Current situation: laying in bed trying to manifest breakfast
I used to be such a party girl, and last night I went to a concert that played until 11:30pm and I was fighting for my goddam life to make it
guys we are on vacation and my husband keeps striking up conversations with people who don’t speak his language then doesn’t back down, save me
Boss: “Do you know why I’ve called you into my office?”
Into My Office: “Because that’s my name?”
Boss: “Yes, that’s right.”
The closest thing I’ve had to a personal trainer is the ice cream truck that drove past my house.
Mechanic said I blew a seal…
Technically, it was a sea lion, but more importantly, how did he even know?

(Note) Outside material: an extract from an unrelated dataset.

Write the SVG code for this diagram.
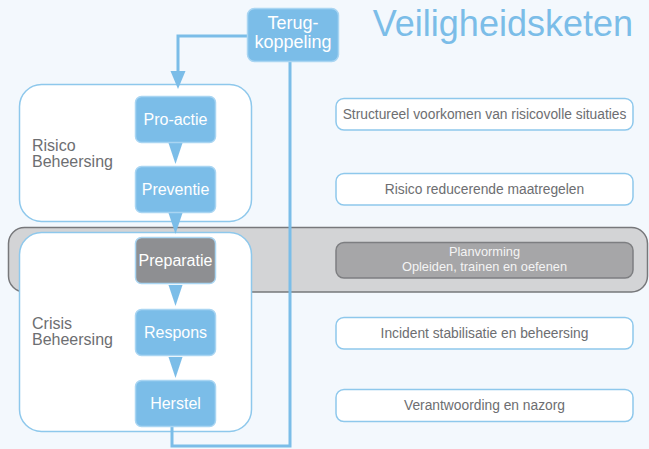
<svg xmlns="http://www.w3.org/2000/svg" width="649" height="449" viewBox="0 0 649 449">
<style>
.bg{fill:#f3f8fd}
.group{fill:#ffffff;stroke:#8ec8ec;stroke-width:1.5}
.node{fill:#7bbde8;stroke:#a9d5f2;stroke-width:1.5}
.node.gray{fill:#8e8f92}
.ntxt{font-family:"Liberation Sans",sans-serif;font-size:16px;fill:#ffffff;text-anchor:middle}
.gtxt{font-family:"Liberation Sans",sans-serif;font-size:16px;fill:#6d6e71}
.desc{fill:#ffffff;stroke:#8ec8ec;stroke-width:1.5}
.dtxt{font-family:"Liberation Sans",sans-serif;font-size:13.8px;fill:#6d6e71;text-anchor:middle}
.ptxt{font-family:"Liberation Sans",sans-serif;font-size:12.8px;fill:#f4f4f4;text-anchor:middle}
.line{fill:none;stroke:#7bbde8;stroke-width:3}
.head{fill:#7bbde8}
</style>
<rect class="bg" x="0" y="0" width="649" height="449"/>
<text x="633" y="36" text-anchor="end" font-family="Liberation Sans,sans-serif" font-size="36" fill="#7bbde8">Veiligheidsketen</text>

<g id="band">
<rect x="8.5" y="227.5" width="639" height="64.5" rx="16" fill="#d3d4d6" stroke="#77787b" stroke-width="1.5"/>
</g>

<g id="risico-beheersing">
<rect class="group" x="19.5" y="84.5" width="232" height="137" rx="22"/>
<text class="gtxt" x="32" y="151">Risico</text>
<text class="gtxt" x="32" y="167">Beheersing</text>
</g>
<g id="crisis-beheersing">
<rect class="group" x="19.5" y="232.5" width="232" height="199" rx="22"/>
<text class="gtxt" x="32" y="329">Crisis</text>
<text class="gtxt" x="32" y="345">Beheersing</text>
</g>

<g id="connectors">
<path class="line" d="M247,36 H178 V72"/>
<polygon class="head" points="170.5,71 185.5,71 178,89"/>
<path class="line" d="M172,427 V446 H290 V62"/>
<polygon class="head" points="168.5,143 182.5,143 175.5,164"/>
<polygon class="head" points="168.5,213 182.5,213 175.5,234"/>
<polygon class="head" points="168.5,285 182.5,285 175.5,306"/>
<polygon class="head" points="168.5,357 182.5,357 175.5,378"/>
</g>

<g id="terugkoppeling">
<rect class="node" x="247.5" y="8.5" width="91" height="53" rx="7"/>
<text class="ntxt" x="293" y="29" style="font-size:18px">Terug-</text>
<text class="ntxt" x="293" y="48" style="font-size:18px">koppeling</text>
</g>
<g id="pro-actie">
<rect class="node" x="135.5" y="96.5" width="80" height="46" rx="6"/>
<text class="ntxt" x="175.5" y="125">Pro-actie</text>
</g>
<g id="preventie">
<rect class="node" x="135.5" y="166.5" width="80" height="46" rx="6"/>
<text class="ntxt" x="175.5" y="195">Preventie</text>
</g>
<g id="preparatie">
<rect class="node gray" x="135.5" y="237.5" width="80" height="46" rx="6"/>
<text class="ntxt" x="175.5" y="266">Preparatie</text>
</g>
<g id="respons">
<rect class="node" x="135.5" y="309.5" width="80" height="46" rx="6"/>
<text class="ntxt" x="175.5" y="338">Respons</text>
</g>
<g id="herstel">
<rect class="node" x="135.5" y="380.5" width="80" height="46" rx="6"/>
<text class="ntxt" x="175.5" y="409">Herstel</text>
</g>

<g id="desc-1">
<rect class="desc" x="336" y="98.5" width="297" height="31.5" rx="8"/>
<text class="dtxt" x="484.5" y="119">Structureel voorkomen van risicovolle situaties</text>
</g>
<g id="desc-2">
<rect class="desc" x="336" y="173.5" width="297" height="31.5" rx="8"/>
<text class="dtxt" x="484.5" y="194">Risico reducerende maatregelen</text>
</g>
<g id="desc-3">
<rect x="336" y="242.5" width="297" height="35.5" rx="8" fill="#a6a6a8" stroke="#7d7e81" stroke-width="1.5"/>
<text class="ptxt" x="484.5" y="256">Planvorming</text>
<text class="ptxt" x="484.5" y="270.5">Opleiden, trainen en oefenen</text>
</g>
<g id="desc-4">
<rect class="desc" x="336" y="317.5" width="297" height="31.5" rx="8"/>
<text class="dtxt" x="484.5" y="338">Incident stabilisatie en beheersing</text>
</g>
<g id="desc-5">
<rect class="desc" x="336" y="389.5" width="297" height="32" rx="8"/>
<text class="dtxt" x="484.5" y="410">Verantwoording en nazorg</text>
</g>
</svg>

I suffer from a rare condition called OCDC, which forces me to salute all of those who are about to rock.
Where do you weigh a pie?
Somewhere over the rainbow … weigh a pie…
My wife is always like, “You answer the door, I don’t even have my bra on!” and for that reason, I have stopped wearing a bra.
A Japanese man has been arrested after reportedly dating more than 35 women at the same time in order to get birthday gifts from all of them
He gave each woman a different date for his birthday, ensuring a constant stream of gifts through the year.
“You don’t load the dishwasher right,” I said to my wife just before it permanently became my job.
I’ve had the same phone for over three years, so I know a thing or two about commitment and frustration.